S’agissant de l’apprentissage, tout le monde a pu constater un affaiblissement. Aucune solution particulière n’est apportée dans ce texte pour le renforcer. Personne ne sait comment vous pourrez atteindre l’objectif annoncé de 500 000 contrats d’apprentissage en 2017. Il ne serait que temps de l’admettre et de ne pas attendre la fin de 2016 pour reconnaître l’échec en la matière.
Pour ce qui est du financement du paritarisme, je fais partie de ceux qui ont milité pour que la séparation soit claire entre, d’un côté, le soutien aux organisations patronales et syndicales pour former leurs acteurs et leurs instances et, de l’autre, la formation professionnelle proprement dite. Je n’émettrai donc aucune critique sur ce point. Le système me paraît – je m’exprime à titre personnel – pertinent et ne me pose pas de problème particulier.
Avant d’aborder les deux derniers points de mon intervention, je tiens à évoquer l’amendement déposé en commission des affaires sociales et qui a quasiment détruit les efforts consentis depuis quelques années par les fédérations professionnelles des particuliers employeurs. Je ne comprends pas pourquoi la commission est revenue sur les dispositions permettant de disposer de délais supplémentaires pour la formation professionnelle des salariés des particuliers employeurs. Il est vrai que leur statut est spécial et que celui-ci peut difficilement être pris en compte dans le cadre plus général de votre texte. Il me semble, pour autant, que les dispositions adoptées par la commission et tendant à modifier votre projet annihilent les efforts de professionnalisation, de dialogue interne à ces fédérations régionales comme nationales. Je ne vois pas là un bon signal pour tous ceux qui, dans cette situation si difficile et si particulière, oeuvrent en faveur du dialogue social et de la professionnalisation, concernant un travail qui est aussi digne que beaucoup d’autres missions.

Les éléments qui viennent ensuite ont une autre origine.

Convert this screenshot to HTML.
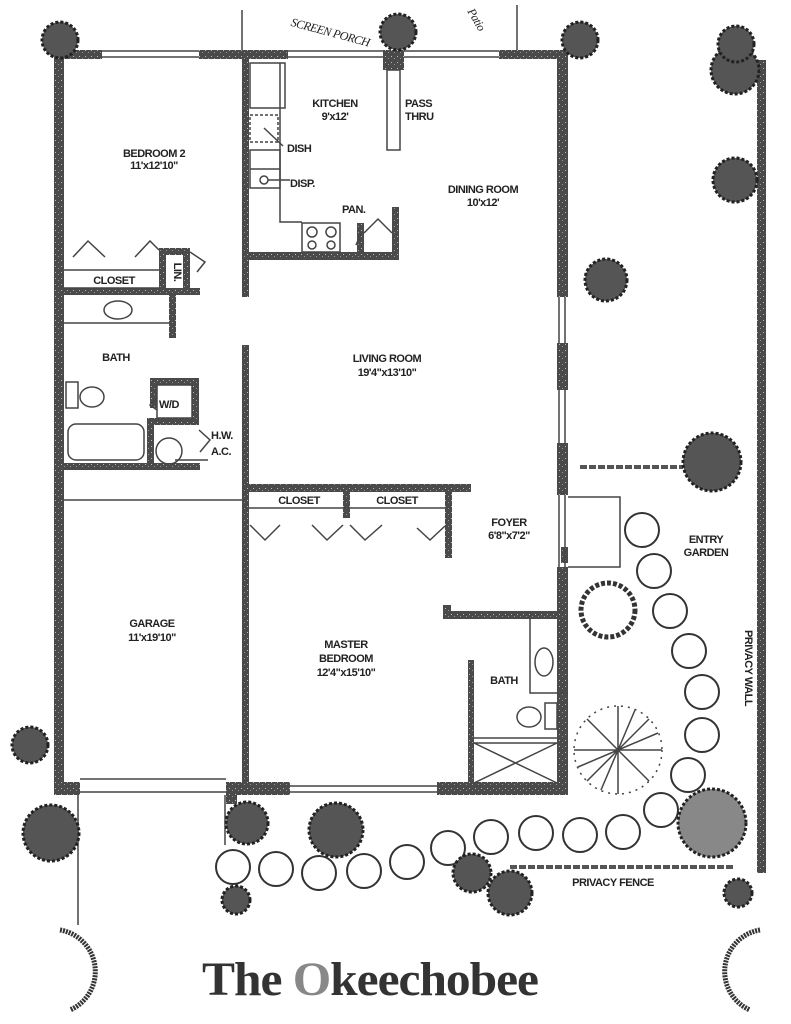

S’agissant des deux derniers points sur lesquels je souhaite, monsieur le ministre, appeler votre attention, autant je suis d’accord avec vous sur le premier, à savoir la représentativité patronale, autant je suis en désaccord concernant le second.
S’agissant de la représentativité patronale, mon collègue Cherpion me permettra en effet d’avoir une appréciation légèrement différente de la sienne. Votre texte, en l’état actuel, soulève un seul problème : la détermination de deux clés d’estimation de la représentativité. La première clé est fondée sur les seules adhésions au niveau de la branche et la seconde croise les adhésions et les effectifs à l’échelon supérieur.
Je comprends les raisons pour lesquelles vous avez souhaité mettre en place ce dispositif – j’ai, en effet, évoqué à plusieurs reprises ces sujets avec M. Combrexelle. Pour autant, je considère qu’il rend le système moins lisible et qu’il peut ne pas correspondre à la réalité d’un certain nombre de branches professionnelles pour lesquelles un système de représentativité fondé, par exemple, sur le chiffre d’affaires ou sur la valeur ajoutée, serait préférable. C’est la raison pour laquelle j’ai déposé un amendement tendant à permettre aux branches professionnelles de disposer d’un délai de deux ans pour trouver le système leur convenant mieux, sachant que la loi s’appliquerait faute d’accord.
Vous me répondrez sans doute qu’elles auraient pu depuis longtemps faire un effort. J’ai en effet moi-même remis à l’un de vos prédécesseurs un rapport sur le sujet, les invitant à se mettre au travail en la matière, ce qu’elles n’ont pas fait. Je sais tout cela.